Monday, August 10, 2015
Wednesday, January 7, 2015
I talked a little before about how we were able to get maternity pictures done just before Christmas, and our photographer has posted a few more pictures, so I wanted to share them here! I love how they turned out.
It's funny looking at these now, because even though this was only a few weeks ago, I already feel about twenty times bigger! I'm 29 1/2 weeks now, and Evie is making herself known! She moves a lot.

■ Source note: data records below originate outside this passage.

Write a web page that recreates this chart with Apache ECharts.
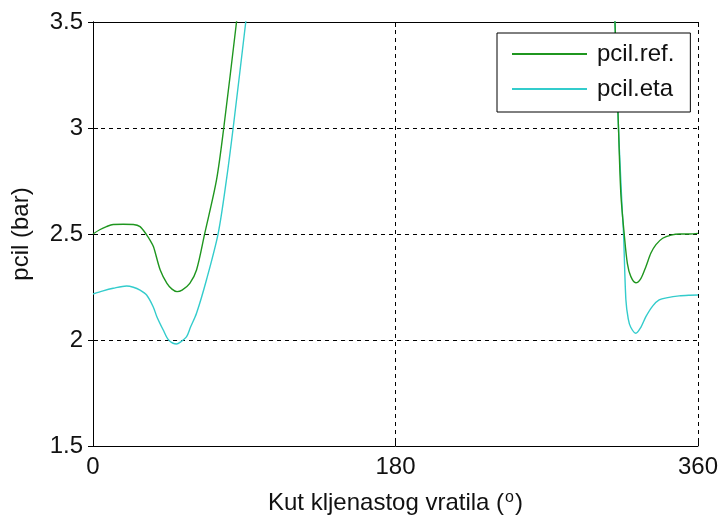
<!DOCTYPE html>
<html>
<head>
<meta charset="utf-8">
<script src="https://cdn.jsdelivr.net/npm/echarts@6/dist/echarts.min.js"></script>
<style>
  html, body { margin: 0; padding: 0; background: #fff; }
  #chart { width: 721px; height: 522px; }
</style>
</head>
<body>
<div id="chart"></div>
<script>
// Crank angle (deg) and cylinder pressure (bar) samples; null = off the plotted range
var angleRef = [0, 4, 8, 12, 18, 24, 28, 32, 34, 36, 40, 44, 47, 50, 53, 57.6, 61.6, 66.5, 73.5, 77.8, 85.4, 89,
                180,
                309.5, 310.6, 312.7, 314.1, 316.1, 318, 320, 323, 326, 329, 332, 335, 339, 344, 349, 355, 360];
var pcilRef  = [2.50, 2.52, 2.535, 2.545, 2.546, 2.545, 2.535, 2.495, 2.47, 2.44, 2.33, 2.267, 2.24, 2.228, 2.235, 2.267, 2.33, 2.503, 2.755, 3.0, 3.5, 3.75,
                null,
                3.75, 3.5, 3.0, 2.69, 2.50, 2.36, 2.30, 2.27, 2.29, 2.346, 2.41, 2.45, 2.48, 2.495, 2.50, 2.50, 2.503];

var angleEta = [0, 6, 12, 20, 24, 28, 31.9, 35.8, 38, 41.8, 45, 49.7, 52, 55.7, 58, 61.6, 67.5, 74.5, 79.4, 83.4, 90.9, 94.5,
                180,
                309.5, 310.6, 312.7, 313.8, 315, 315.7, 317.1, 318.5, 320, 323, 326, 329, 333, 336.9, 342, 348.8, 355, 360];
var pcilEta  = [2.217, 2.232, 2.244, 2.255, 2.249, 2.235, 2.212, 2.157, 2.11, 2.047, 2.00, 1.981, 1.99, 2.016, 2.06, 2.126, 2.283, 2.503, 2.755, 3.0, 3.5, 3.75,
                null,
                3.75, 3.5, 3.0, 2.8, 2.6, 2.503, 2.19, 2.10, 2.06, 2.032, 2.06, 2.11, 2.16, 2.189, 2.20, 2.208, 2.211, 2.212];

var seriesNames = ['pcil.ref.', 'pcil.eta'];
var xTicks = { min: 0, max: 360, interval: 180 };
var yTicks = { min: 1.5, max: 3.5, interval: 0.5 };

function pairs(xs, ys) {
  return xs.map(function (x, i) { return [x, ys[i]]; });
}

var FONT = '"Liberation Sans", Arial, sans-serif';

var chart = echarts.init(document.getElementById('chart'), null, { renderer: 'canvas' });

var baseAxisLine = { show: true, lineStyle: { color: '#000', width: 1 } };
var innerTick = { show: true, inside: true, length: 5, lineStyle: { color: '#000', width: 1 } };
var dashedGrid = { show: true, lineStyle: { color: '#000', type: [4, 4], width: 1 } };

chart.setOption({
  backgroundColor: '#fff',
  animation: false,
  grid: { left: 93, right: 22, top: 22, bottom: 76, show: false },
  legend: {
    data: seriesNames,
    orient: 'vertical',
    left: 497,
    top: 33,
    backgroundColor: '#fff',
    borderColor: '#000',
    borderWidth: 1,
    borderRadius: 0,
    padding: [8, 16, 10, 15],
    itemWidth: 75,
    itemHeight: 2,
    itemGap: 9,
    icon: 'rect',
    textStyle: { fontFamily: FONT, fontSize: 24, lineHeight: 26, color: '#111', padding: [0, 0, 0, 5] }
  },
  xAxis: [
    {
      type: 'value', position: 'bottom',
      min: xTicks.min, max: xTicks.max, interval: xTicks.interval,
      axisLine: baseAxisLine, axisTick: innerTick, splitLine: dashedGrid,
      axisLabel: { fontFamily: FONT, fontSize: 24, color: '#111', margin: 9 },
      name: '{t|Kut kljenastog vratila (}{s|o}{t|)}',
      nameLocation: 'middle', nameGap: 44,
      nameTextStyle: {
        rich: {
          t: { fontFamily: FONT, fontSize: 24, color: '#111' },
          s: { fontFamily: FONT, fontSize: 16, color: '#111', verticalAlign: 'top', padding: [0, 1, 10, 1] }
        }
      }
    },
    {
      type: 'value', position: 'top',
      min: xTicks.min, max: xTicks.max, interval: xTicks.interval,
      axisLine: baseAxisLine, axisTick: innerTick, splitLine: { show: false },
      axisLabel: { show: false }
    }
  ],
  yAxis: [
    {
      type: 'value', position: 'left',
      min: yTicks.min, max: yTicks.max, interval: yTicks.interval,
      axisLine: baseAxisLine, axisTick: innerTick, splitLine: dashedGrid,
      axisLabel: { fontFamily: FONT, fontSize: 24, color: '#111', margin: 10 },
      name: 'pcil (bar)', nameLocation: 'middle', nameGap: 60,
      nameTextStyle: { fontFamily: FONT, fontSize: 24, color: '#111' }
    },
    {
      type: 'value', position: 'right',
      min: yTicks.min, max: yTicks.max, interval: yTicks.interval,
      axisLine: baseAxisLine, axisTick: innerTick, splitLine: { show: false },
      axisLabel: { show: false }
    }
  ],
  series: [
    {
      name: seriesNames[0], type: 'line', xAxisIndex: 0, yAxisIndex: 0,
      data: pairs(angleRef, pcilRef), showSymbol: false, symbol: 'none', clip: true,
      smooth: 0.3, connectNulls: false,
      lineStyle: { color: '#1f961f', width: 1.4 }, itemStyle: { color: '#1f961f' }, z: 3
    },
    {
      name: seriesNames[1], type: 'line', xAxisIndex: 0, yAxisIndex: 0,
      data: pairs(angleEta, pcilEta), showSymbol: false, symbol: 'none', clip: true,
      smooth: 0.3, connectNulls: false,
      lineStyle: { color: '#33cccc', width: 1.4 }, itemStyle: { color: '#33cccc' }, z: 2
    }
  ]
});
</script>
</body>
</html>
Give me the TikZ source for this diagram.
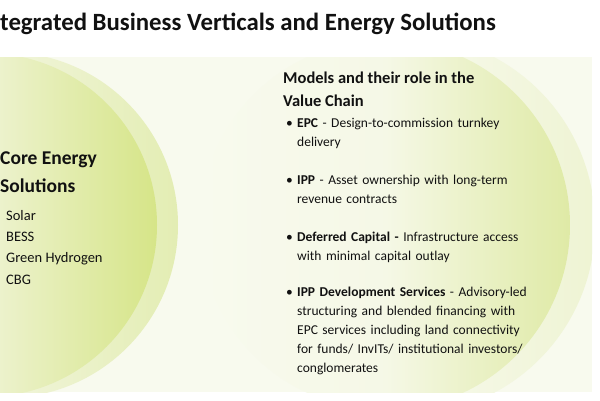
\documentclass[tikz,border=0pt]{standalone}
\usepackage{fontspec}
\setmainfont{Carlito}
\usetikzlibrary{positioning}
\definecolor{vcpanel}{HTML}{F8FAEE}
\definecolor{vcpale}{HTML}{EEF3D2}
\definecolor{vcring}{HTML}{E3EDB3}
\definecolor{vclime}{HTML}{D6E588}
\definecolor{vcsoft}{HTML}{F1F5DB}
\definecolor{vcsage}{HTML}{DFEAA6}
\definecolor{vcink}{HTML}{111111}

\begin{document}
\begin{tikzpicture}[
  x=1pt, y=-1pt,
  inner sep=0pt,
  text=vcink,
  title/.style={anchor=base west, font=\fontsize{24.8}{29}\selectfont\bfseries},
  head/.style={anchor=base west, font=\fontsize{19.5}{28}\selectfont\bfseries},
  sub/.style={anchor=base west, font=\fontsize{16.5}{23.4}\selectfont\bfseries},
  entry/.style={anchor=base west, font=\fontsize{14.5}{21}\selectfont},
  blt/.style={anchor=base west, font=\fontsize{13.5}{19.2}\selectfont},
  para/.style={anchor=base west, align=left, text width=300pt, font=\fontsize{13.5}{19.2}\selectfont},
]
\useasboundingbox[fill=white] (0,0) rectangle (600,400);

% ---------- backdrop panel ----------
\fill[vcpanel] (0,57) rectangle (592,392);
\begin{scope}
  \clip (0,57) rectangle (592,392);
  % left pair of discs
  \shade[left color=vcpanel, right color=vcring, middle color=vcsoft] (5,225) circle (173pt);
  \shade[left color=vcpanel, right color=vclime, middle color=vcpale] (-15,225) circle (172pt);
  % right pair of discs
  \shade[left color=vcpanel, right color=vcsoft!80!vcring, middle color=vcpanel] (405,225) circle (190pt);
  \shade[left color=vcpanel, right color=vcsage, middle color=vcpanel!60!vcsoft] (385,225) circle (185pt);
\end{scope}

% ---------- title ----------
\node[title] (ttl) at (0,30) {tegrated Business Verticals and Energy Solutions};

% ---------- core energy ----------
\node[head] (core1) at (0,164) {Core Energy};
\node[head] (core2) at (0,192.3) {Solutions};
\foreach \y/\lab [count=\i] in {220/Solar, 241.4/BESS, 262.8/Green Hydrogen, 284.2/CBG} {
  \node[entry] (src\i) at (6,\y) {\lab};
}

% ---------- models ----------
\node[sub] (mod1) at (283,83.3) {Models and their role in the};
\node[sub] (mod2) at (283,106.7) {Value Chain};
\foreach \y [count=\i] in {127, 184, 241, 296} {
  \node[blt] (dot\i) at (286,\y) {\textbullet};
}
\node[para] (epc) at (297,127) {\textbf{EPC} - Design-to-commission turnkey\\delivery};
\node[para] (ipp) at (297,184) {\textbf{IPP} - Asset ownership with long-term\\revenue contracts};
\node[para] (dfc) at (297,241) {\textbf{Deferred Capital -} Infrastructure access\\with minimal capital outlay};
\node[para] (ids) at (297,296) {\textbf{IPP Development Services} - Advisory-led\\structuring and blended financing with\\EPC services including land connectivity\\for funds/ InvITs/ institutional investors/\\conglomerates};
\end{tikzpicture}
\end{document}
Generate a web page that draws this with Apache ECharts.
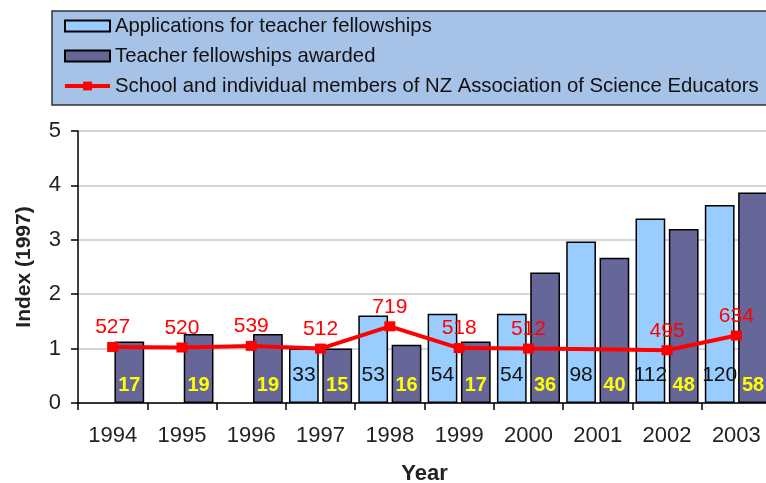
<!DOCTYPE html>
<html>
<head>
<meta charset="utf-8">
<script src="https://cdn.jsdelivr.net/npm/echarts@6/dist/echarts.min.js"></script>
<style>html,body{margin:0;padding:0;background:#fff;}#c{width:766px;height:483px;}</style>
</head>
<body>
<div id="c"></div>
<script>
const years = ['1994','1995','1996','1997','1998','1999','2000','2001','2002','2003'];
const applicationsIndex = [null, null, null, 1.00, 1.61, 1.64, 1.64, 2.97, 3.39, 3.64];
const applicationsCount = [null, null, null, 33, 53, 54, 54, 98, 112, 120];
const awardedIndex = [1.13, 1.27, 1.27, 1.00, 1.07, 1.13, 2.40, 2.67, 3.20, 3.87];
const awardedCount = [17, 19, 19, 15, 16, 17, 36, 40, 48, 58];
const membersIndex = [1.03, 1.02, 1.05, 1.00, 1.41, 1.01, 1.00, 0.99, 0.97, 1.24];
const membersCount = [527, 520, 539, 512, 719, 518, 512, null, 495, 634];
const yTicks = [0, 1, 2, 3, 4, 5];

const FONT = '"Liberation Sans", Arial, sans-serif';
const names = [
  'Applications for teacher fellowships',
  'Teacher fellowships awarded',
  'School and individual members of NZ Association of Science Educators'
];

const chart = echarts.init(document.getElementById('c'), null, {renderer: 'canvas'});
chart.setOption({
  backgroundColor: '#ffffff',
  animation: false,
  textStyle: {fontFamily: FONT},
  legend: {
    orient: 'vertical',
    left: 52,
    top: 11,
    padding: [5, 20, 9, 11],
    itemWidth: 45,
    itemHeight: 11,
    itemGap: 10,
    backgroundColor: '#A6C3E7',
    borderColor: '#333333',
    borderWidth: 1.5,
    textStyle: {fontFamily: FONT, fontSize: 20.3, color: '#111111'},
    data: [
      {name: names[0], icon: 'rect'},
      {name: names[1], icon: 'rect'},
      {name: names[2], lineStyle: {width: 4, color: '#FF0000'}}
    ]
  },
  grid: {left: 78, top: 131, width: 693, height: 272, outerBoundsMode: 'none', containLabel: false},
  xAxis: {
    type: 'category',
    data: years,
    name: 'Year',
    nameLocation: 'middle',
    nameGap: 60,
    nameTextStyle: {fontFamily: FONT, fontSize: 22, fontWeight: 'bold', color: '#222'},
    axisLine: {lineStyle: {color: '#000', width: 1.5}},
    axisTick: {show: true, length: 7, lineStyle: {color: '#000', width: 1.5}},
    axisLabel: {fontFamily: FONT, fontSize: 22, color: '#222', margin: 22}
  },
  yAxis: {
    type: 'value',
    min: yTicks[0],
    max: yTicks[yTicks.length - 1],
    interval: 1,
    name: 'Index (1997)',
    nameLocation: 'middle',
    nameGap: 43,
    nameTextStyle: {fontFamily: FONT, fontSize: 21, fontWeight: 'bold', color: '#222'},
    axisLine: {show: true, lineStyle: {color: '#000', width: 1.5}},
    axisTick: {show: true, length: 7, lineStyle: {color: '#000', width: 1.5}},
    axisLabel: {fontFamily: FONT, fontSize: 22, color: '#222', margin: 17},
    splitLine: {lineStyle: {color: '#c8c8c8', width: 1.5}}
  },
  series: [
    {
      name: names[0],
      type: 'bar',
      data: applicationsIndex,
      barCategoryGap: '9%',
      barGap: '12%',
      itemStyle: {color: '#99CCFF', borderColor: '#000', borderWidth: 1.5},
      label: {
        show: true,
        position: 'insideBottom',
        distance: 17,
        fontFamily: FONT,
        fontSize: 21,
        color: '#111',
        formatter: p => applicationsCount[p.dataIndex] == null ? '' : String(applicationsCount[p.dataIndex])
      },
      z: 2
    },
    {
      name: names[1],
      type: 'bar',
      data: awardedIndex,
      barCategoryGap: '9%',
      barGap: '12%',
      itemStyle: {color: '#666699', borderColor: '#000', borderWidth: 1.5},
      label: {
        show: true,
        position: 'insideBottom',
        distance: 8,
        fontFamily: FONT,
        fontSize: 20,
        fontWeight: 'bold',
        color: '#FFFF00',
        formatter: p => String(awardedCount[p.dataIndex])
      },
      z: 2
    },
    {
      name: names[2],
      type: 'line',
      data: membersIndex.map((v, i) => membersCount[i] == null
        ? {value: v, symbol: 'none', label: {show: false}}
        : v),
      symbol: 'rect',
      symbolSize: [11, 10],
      showAllSymbol: true,
      lineStyle: {color: '#FF0000', width: 4},
      itemStyle: {color: '#FF0000'},
      label: {
        show: true,
        position: 'top',
        distance: 4,
        fontFamily: FONT,
        fontSize: 21,
        color: '#FF0000',
        formatter: p => membersCount[p.dataIndex] == null ? '' : String(membersCount[p.dataIndex])
      },
      z: 5
    }
  ]
});
</script>
</body>
</html>
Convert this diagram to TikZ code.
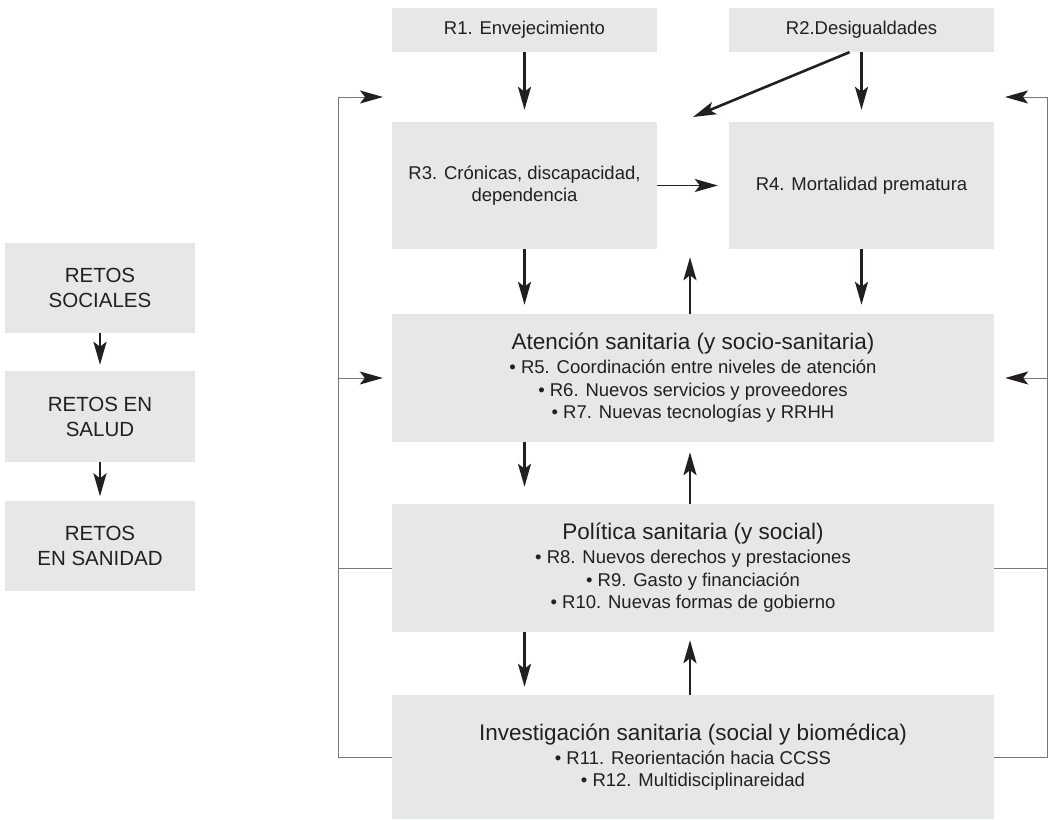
\documentclass[tikz,border=0pt]{standalone}
\usepackage{fontspec}
\setmainfont{Liberation Sans}
\usepackage{xcolor}
\usepackage{tikz}
\usetikzlibrary{arrows.meta, positioning, calc}

\definecolor{boxgray}{RGB}{230,231,232}
\definecolor{inkgray}{RGB}{35,31,32}
\definecolor{loopgray}{RGB}{120,120,120}
\newcommand{\titlefont}{\fontsize{22.5}{27}\selectfont}

\begin{document}
\begin{tikzpicture}[x=1pt, y=-1pt,
  box/.style={fill=boxgray, inner sep=0pt, align=center, text=inkgray,
    font=\fontsize{18.5}{22.5}\selectfont},
  smallbox/.style={box, minimum width=265pt, minimum height=44pt},
  midbox/.style={box, minimum width=265pt, minimum height=127pt},
  widebox/.style={box, minimum width=602pt, minimum height=128pt},
  retobox/.style={box, minimum width=190pt, minimum height=90pt,
    font=\fontsize{20.5}{25}\selectfont},
  thickarrow/.style={-{Stealth[length=23pt, width=13pt, inset=5pt]},
    line width=2.6pt, draw=inkgray},
  thinarrow/.style={-{Stealth[length=23pt, width=13pt, inset=5pt, color=inkgray]},
    line width=1pt, draw=loopgray},
  thinline/.style={line width=1pt, draw=loopgray}]
\useasboundingbox (0,0) rectangle (1048,819);

% Left column: levels of challenges
\node[retobox] (soc) at (100,288) {RETOS\\SOCIALES};
\node[retobox, minimum height=91pt] (sal) at (100,416.5) {RETOS EN\\SALUD};
\node[retobox] (san) at (100,545.5) {RETOS\\EN SANIDAD};
\draw[thickarrow, shorten >=6pt] (soc.south) -- (sal.north);
\draw[thickarrow, shorten >=4pt] (sal.south) -- (san.north);

% Social challenges
\node[smallbox] (r1) at (524.5,30) {R1. Envejecimiento};
\node[smallbox] (r2) at (861.5,30) {R2.Desigualdades};

% Health challenges
\node[midbox] (r3) at (524.5,185.5) {R3. Crónicas, discapacidad,\\dependencia};
\node[midbox] (r4) at (861.5,185.5) {R4. Mortalidad prematura};

% Health-system challenges
\node[widebox] (aten) at (693,378) {{\titlefont Atención sanitaria (y socio-sanitaria)}\\[1.5pt]
  • R5. Coordinación entre niveles de atención\\
  • R6. Nuevos servicios y proveedores\\
  • R7. Nuevas tecnologías y RRHH};
\node[widebox] (pol) at (693,568) {{\titlefont Política sanitaria (y social)}\\[1.5pt]
  • R8. Nuevos derechos y prestaciones\\
  • R9. Gasto y financiación\\
  • R10. Nuevas formas de gobierno};
\node[widebox, minimum height=124pt] (inv) at (693,757) {{\titlefont Investigación sanitaria (social y biomédica)}\\[1.5pt]
  • R11. Reorientación hacia CCSS\\
  • R12. Multidisciplinareidad};

% Arrows between the upper boxes
\coordinate (gapin) at (693,117);
\draw[thickarrow, shorten >=12pt] (r1.south) -- (r3.north);
\draw[thickarrow, shorten >=12pt] (r2.south) -- (r2.south |- r4.north);
\draw[thickarrow] ([xshift=-12pt]r2.south) -- (gapin);
\draw[thinarrow, draw=inkgray, shorten >=11pt] (r3.east) -- (r4.west);

% Arrows into and out of the system boxes
\draw[thickarrow, shorten >=9pt] (r3.south) -- (r3.south |- aten.north);
\draw[thickarrow, shorten >=9pt] (r4.south) -- (r4.south |- aten.north);
\draw[thickarrow, shorten >=8pt] ([xshift=-3pt]aten.north) -- ([xshift=-3pt]aten.north |- r3.south);
\draw[thickarrow, shorten >=17pt] (aten.south -| r3.south) -- (pol.north -| r3.south);
\draw[thickarrow, shorten >=10pt] ([xshift=-3pt]pol.north) -- ([xshift=-3pt]aten.south);
\draw[thickarrow, shorten >=8pt] (pol.south -| r3.south) -- (inv.north -| r3.south);
\draw[thickarrow, shorten >=8pt] ([xshift=-3pt]inv.north) -- ([xshift=-3pt]pol.south);

% Feedback loops on both sides
\coordinate (lcorner) at (338,97);
\coordinate (rcorner) at (1047,97);
\draw[thinline] (inv.west) -| (lcorner);
\draw[thinarrow] (lcorner) -- ++(45,0);
\draw[thinline] (pol.west) -- (pol.west -| lcorner);
\draw[thinarrow, shorten >=9pt] (aten.west -| lcorner) -- (aten.west);
\draw[thinline] (inv.east) -| (rcorner);
\draw[thinarrow] (rcorner) -- ++(-42,0);
\draw[thinline] (pol.east) -- (pol.east -| rcorner);
\draw[thinarrow, shorten >=11pt] (aten.east -| rcorner) -- (aten.east);
\end{tikzpicture}
\end{document}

I have an appointment with the high risk doctor and a NICU doctor next week, and I'm really nervous about what they will say and what we will see on the ultrasound. Our plan is to do absolutely everything we can to give Evelyn a chance to live, even though this is a fatal diagnosis. Just last week, one of my online support group friends had a miracle baby with LBWC, and he is still alive and fighting!! It's amazing. I want that so badly, but I know that even if our babies have the same symptoms, I may not get the same ending. It's scary, but just knowing that it's possible has given me so much hope. It's tricky trying to be realistic and aware of the most likely scenario, while still holding on for a miracle. It definitely makes for a roller coaster of emotions.
At this next ultrasound, we will learn a lot more about her lungs and diaphragm, and what we can expect after she is born. A lot of LBWC babies are born with a misplaced or missing diaphragm, and if that is the case with Evie, there won't be anything that we can do for her. That's a scary thought, but I'm just holding on to the knowledge that God already has a plan for us and our baby.